Frontzeck entschuldigte sich fast für den Sieg
Und hatte dabei genauso recht wie Michael Frontzeck, der wie auch andere Hannoveraner Offizielle so wirkte, als würde er sich am liebsten persönlich bei allen Freiburgern, die am Samstag in ihr Stadion gekommen waren, entschuldigen. "Es ist traurig, was da mit Freiburg passiert ist", sagte der 96-Trainer, der von 1997 bis 1999 als Spieler beim SC wirkte. "Aber das ist ein toller Klub, um den man sich keine Sorgen machen muss."
Nun ja, der SC steigt zumindest in eine Liga ab, in der Vereine wie Nürnberg und RB Leipzig jetzt schon spektakuläre Aktivitäten auf dem Transfermarkt entfalten. Und dass viele Spieler, die am Samstagabend noch Rotz und Wasser heulten, in der kommenden Saison nicht mehr beim SC spielen, dürfte auch klar sein.

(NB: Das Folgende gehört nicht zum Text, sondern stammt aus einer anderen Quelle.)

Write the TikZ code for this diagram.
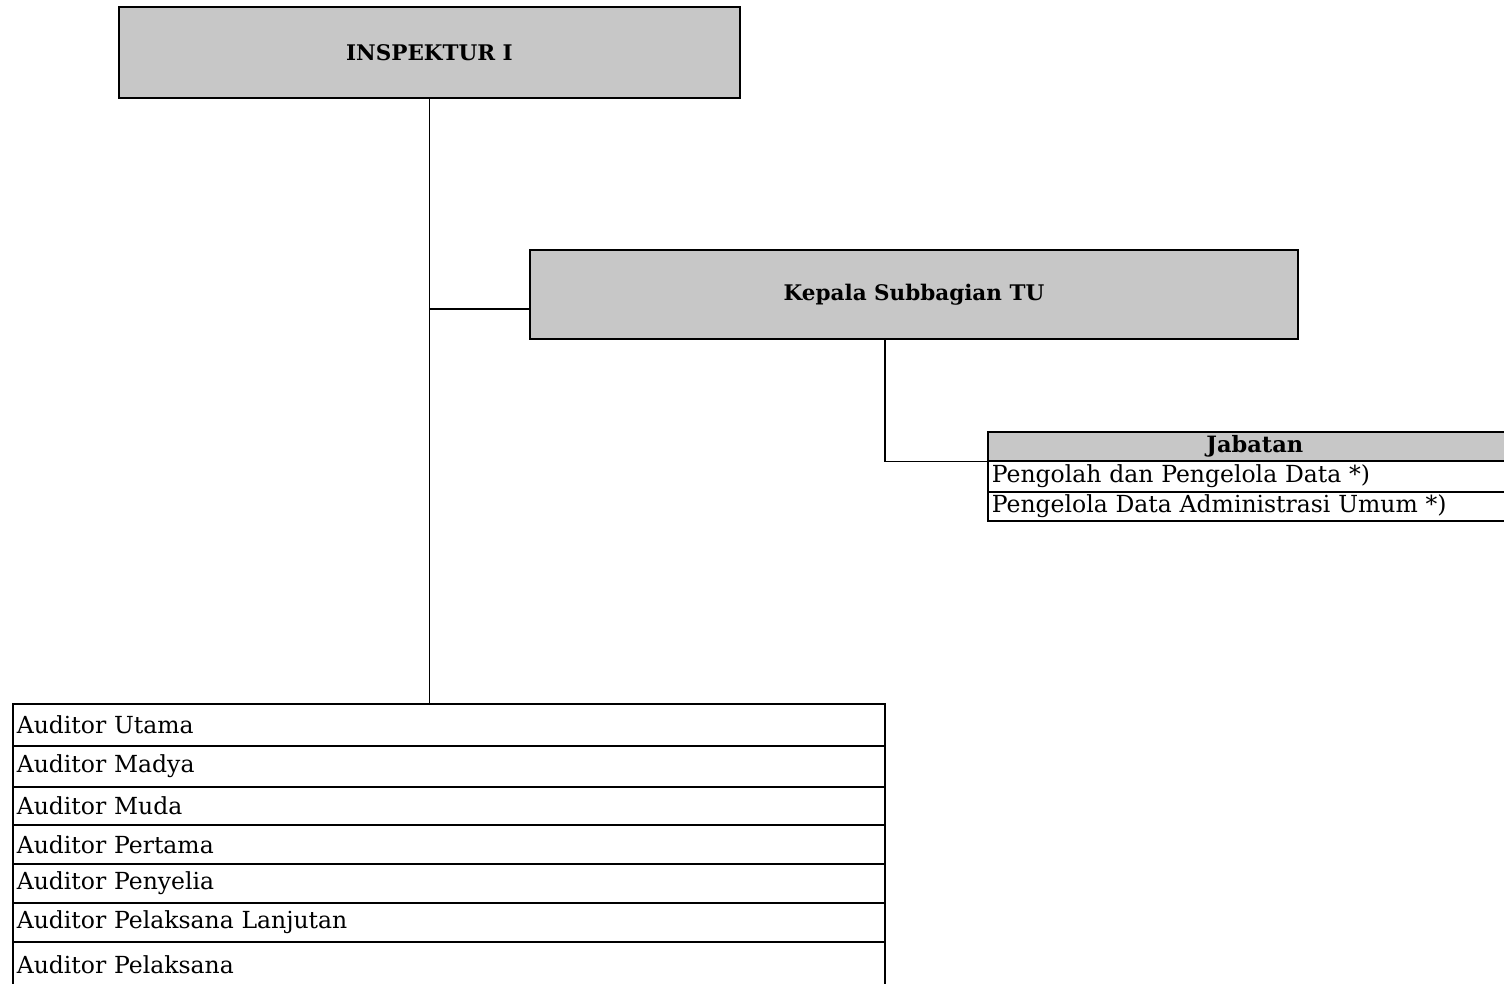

Was sollte ein Petersen, der in zwölf Spielen für den SC neunmal traf, auch dort? Oder ein Roman Bürki, der zu den besten fünf Keepern der ersten Liga zählt? Vladimir Darida, Christian Günter, Oliver Sorg, Admir Mehmedi ... die Liste derer, die man sich beim besten Willen nicht im SC-Dress vorstellen kann, wenn es an einem verregneten Sonntagnachmittag vor 14.000 Zuschauern gegen Heidenheim geht, ist lang.
Andererseits: Seit dem erstmaligen Bundesliga-Aufstieg 1993 ist der SC 16 Jahre erstklassig geblieben und verbrachte nur sechs Jahre in der zweiten Liga. Und die Leute, die in Freiburg derzeit das Sagen haben, wissen am besten, warum das so ist.